Unraveling the Mystery of Shazam's Song Identification Technology
Understanding the Basics: Frequency, Pitch, and Waves
To grasp how Shazam functions, it's essential to comprehend basic audio concepts. Frequency, measured in hertz (Hz), indicates the number of soundwave cycles per second. Pitch is our perception of sound frequency, with higher frequencies perceived as higher pitches. Waveforms represent the pattern of sound in a visual format.
Graphs and Axes in Audio Analysis
Graphs are crucial tools for visualizing audio data, depicting information through lines or dots. Axes on a graph represent the dimensions along which data is plotted – typically, one axis is horizontal, and the other is vertical.
Shazam: A Revolutionary App for Song Identification
Shazam, an app that identifies songs from short audio samples, boasts over 200 million global users monthly. Acquired by Apple in 2018, Shazam records a snippet of music and matches it against a vast database to find the song's name and artist. Originally, Shazam functioned through a phone service where users dialed a number and held their phone close to the music source.

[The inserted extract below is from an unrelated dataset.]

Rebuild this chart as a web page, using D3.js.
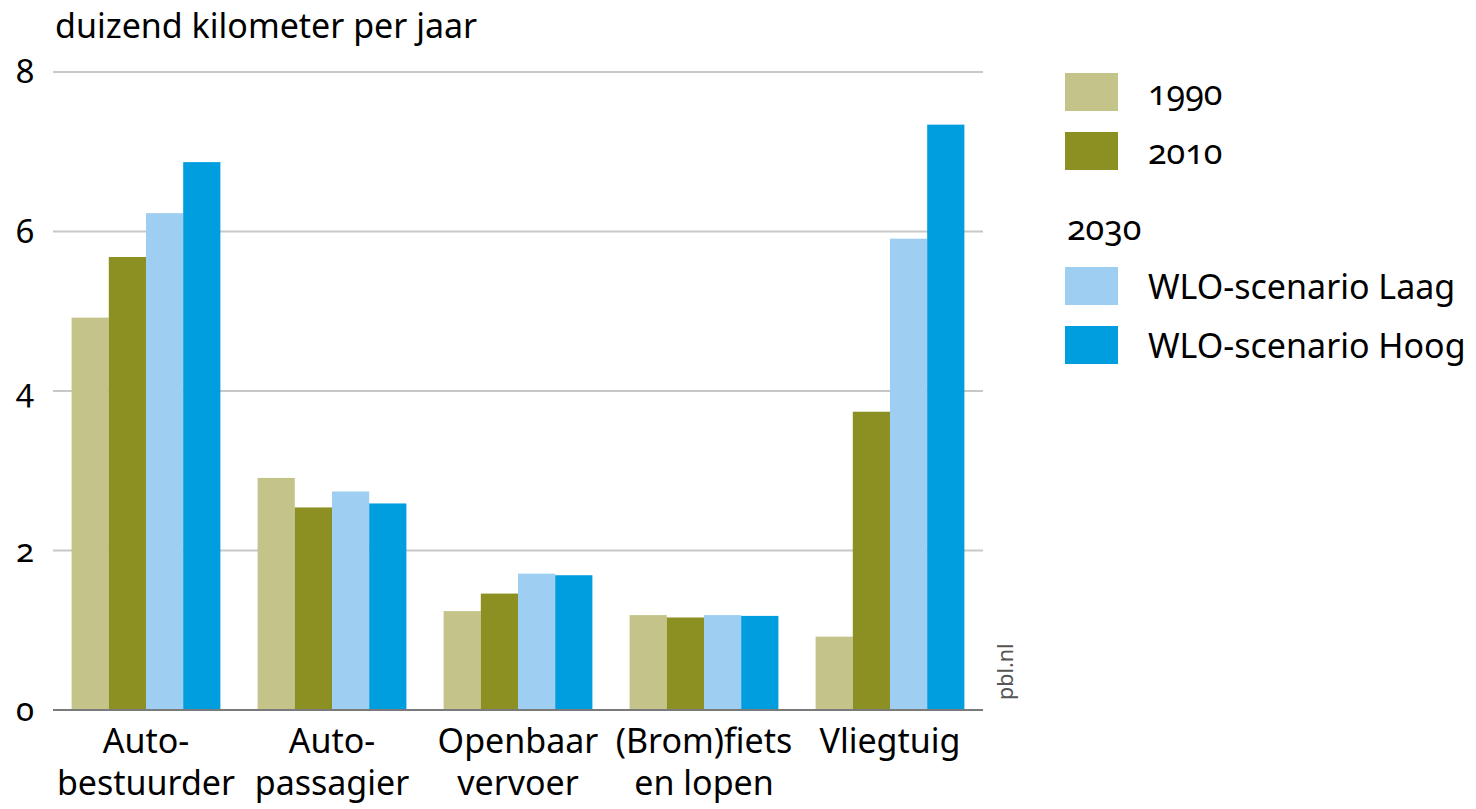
<!DOCTYPE html>
<html>
<head>
<meta charset="utf-8">
<script src="https://cdn.jsdelivr.net/npm/d3@7"></script>
<style>
  body { margin: 0; background: #fff; }
  svg text { font-family: "Noto Sans", "Open Sans", sans-serif; fill: #000; font-feature-settings: "onum" 1; }
</style>
</head>
<body>
<svg id="chart" width="1476" height="809"></svg>
<script>
// categories (two-line labels)
var categories = ["Auto-bestuurder", "Auto-passagier", "Openbaar vervoer", "(Brom)fiets en lopen", "Vliegtuig"];
var categoryLines = [["Auto-", "bestuurder"], ["Auto-", "passagier"], ["Openbaar", "vervoer"], ["(Brom)fiets", "en lopen"], ["Vliegtuig"]];

// series
var seriesKeys = ["1990", "2010", "WLO-scenario Laag", "WLO-scenario Hoog"];
var seriesColors = ["#c4c48a", "#8c9023", "#9ecef2", "#009ddf"];

// values (duizend km per jaar), per category
var values1990 = [4.92, 2.91, 1.24, 1.19, 0.92];
var values2010 = [5.68, 2.54, 1.46, 1.16, 3.74];
var valuesLaag = [6.23, 2.74, 1.71, 1.19, 5.91];
var valuesHoog = [6.87, 2.59, 1.69, 1.18, 7.34];

var yTicks = [0, 2, 4, 6, 8];

var allValues = [values1990, values2010, valuesLaag, valuesHoog];

var svg = d3.select("#chart");

var x = d3.scaleBand()
    .domain(categories)
    .range([53, 983])
    .paddingInner(0.2)
    .paddingOuter(0.1);

var xSub = d3.scaleBand()
    .domain(seriesKeys)
    .range([0, x.bandwidth()]);

var y = d3.scaleLinear()
    .domain([0, 8])
    .range([710, 72]);

// gridlines
svg.append("g")
    .selectAll("line")
    .data(yTicks.filter(function(d){ return d > 0; }))
    .enter()
    .append("line")
    .attr("x1", 53)
    .attr("x2", 983)
    .attr("y1", function(d){ return y(d); })
    .attr("y2", function(d){ return y(d); })
    .attr("stroke", "#c8c8c8")
    .attr("stroke-width", 2);

// y tick labels
svg.append("g")
    .selectAll("text")
    .data(yTicks)
    .enter()
    .append("text")
    .attr("x", 34)
    .attr("y", function(d){ return y(d) + 11; })
    .attr("text-anchor", "end")
    .style("font-size", "33px")
    .text(function(d){ return d; });

// bars
var rows = categories.map(function(c, i){
    return seriesKeys.map(function(k, j){
        return {cat: c, key: k, value: allValues[j][i], color: seriesColors[j]};
    });
});

svg.append("g")
    .selectAll("g")
    .data(rows)
    .enter()
    .append("g")
    .attr("transform", function(d){ return "translate(" + x(d[0].cat) + ",0)"; })
    .selectAll("rect")
    .data(function(d){ return d; })
    .enter()
    .append("rect")
    .attr("x", function(d){ return xSub(d.key); })
    .attr("width", xSub.bandwidth())
    .attr("y", function(d){ return y(d.value); })
    .attr("height", function(d){ return y(0) - y(d.value); })
    .attr("fill", function(d){ return d.color; });

// baseline
svg.append("line")
    .attr("x1", 53)
    .attr("x2", 983)
    .attr("y1", y(0))
    .attr("y2", y(0))
    .attr("stroke", "#7a7a7a")
    .attr("stroke-width", 2);

// category labels
var catLabels = svg.append("g")
    .selectAll("text")
    .data(categories)
    .enter()
    .append("text")
    .attr("text-anchor", "middle")
    .attr("x", function(d){ return x(d) + x.bandwidth() / 2; })
    .attr("y", 753)
    .style("font-size", "34px");

catLabels.selectAll("tspan")
    .data(function(d, i){ return categoryLines[i]; })
    .enter()
    .append("tspan")
    .attr("x", function(){ var p = d3.select(this.parentNode); return p.attr("x"); })
    .attr("dy", function(d, i){ return i === 0 ? 0 : 42; })
    .text(function(d){ return d; });

// y axis title
svg.append("text")
    .attr("x", 55)
    .attr("y", 38)
    .style("font-size", "34px")
    .text("duizend kilometer per jaar");

// source
svg.append("text")
    .attr("transform", "translate(1013,700) rotate(-90)")
    .style("font-size", "21.5px")
    .style("fill", "#555")
    .text("pbl.nl");

// legend
var legendY = [73, 132, 267, 326];
var legend = svg.append("g");

legend.selectAll("rect")
    .data(seriesKeys)
    .enter()
    .append("rect")
    .attr("x", 1065)
    .attr("y", function(d, i){ return legendY[i]; })
    .attr("width", 53)
    .attr("height", 38)
    .attr("fill", function(d, i){ return seriesColors[i]; });

legend.selectAll("text.item")
    .data(seriesKeys)
    .enter()
    .append("text")
    .attr("class", "item")
    .attr("x", 1148)
    .attr("y", function(d, i){ return legendY[i] + 32; })
    .style("font-size", "34px")
    .text(function(d){ return d; });

legend.append("text")
    .attr("x", 1067)
    .attr("y", 240)
    .style("font-size", "34px")
    .text("2030");
</script>
</body>
</html>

The Challenge of Song Recognition
Identifying a song from an audio sample is complex due to factors like background noise, frequency effects, and amplitude changes. These elements can significantly alter the audio's waveform, making traditional methods like pattern matching inefficient for this task.
The First Step: Calculating a Spectrogram
Both the registration and recognition processes in Shazam begin with generating a spectrogram of the audio. Understanding spectrograms requires knowledge of Fourier transforms.
The Fourier Transform: Decoding Frequencies
Fourier transforms analyze audio to determine the present frequencies. For instance, applying a Fourier transform to a 20Hz sine wave would show a peak at 20Hz. The result, known as a frequency spectrum, shifts the signal from the time domain to the frequency domain. The strength of each frequency component, which influences its audibility, is represented on the Y-axis of the frequency spectrum.
Visualizing Combined Frequencies
When combining different frequencies, the Fourier transform reveals distinct spikes for each frequency. For example, adding a 50Hz sine wave at half the amplitude to a 20Hz sine wave would result in spikes at both 20Hz and 50Hz on the frequency spectrum.
Shazam's algorithm remains a testament to the innovation in audio processing. While the technology has evolved since its inception, the fundamental principles of audio identification laid down by Shazam continue to be relevant. This in-depth look at Shazam's algorithm offers a glimpse into the sophisticated world of digital audio analysis, showcasing the intricate processes that enable us to effortlessly identify songs with just a tap on our smartphones.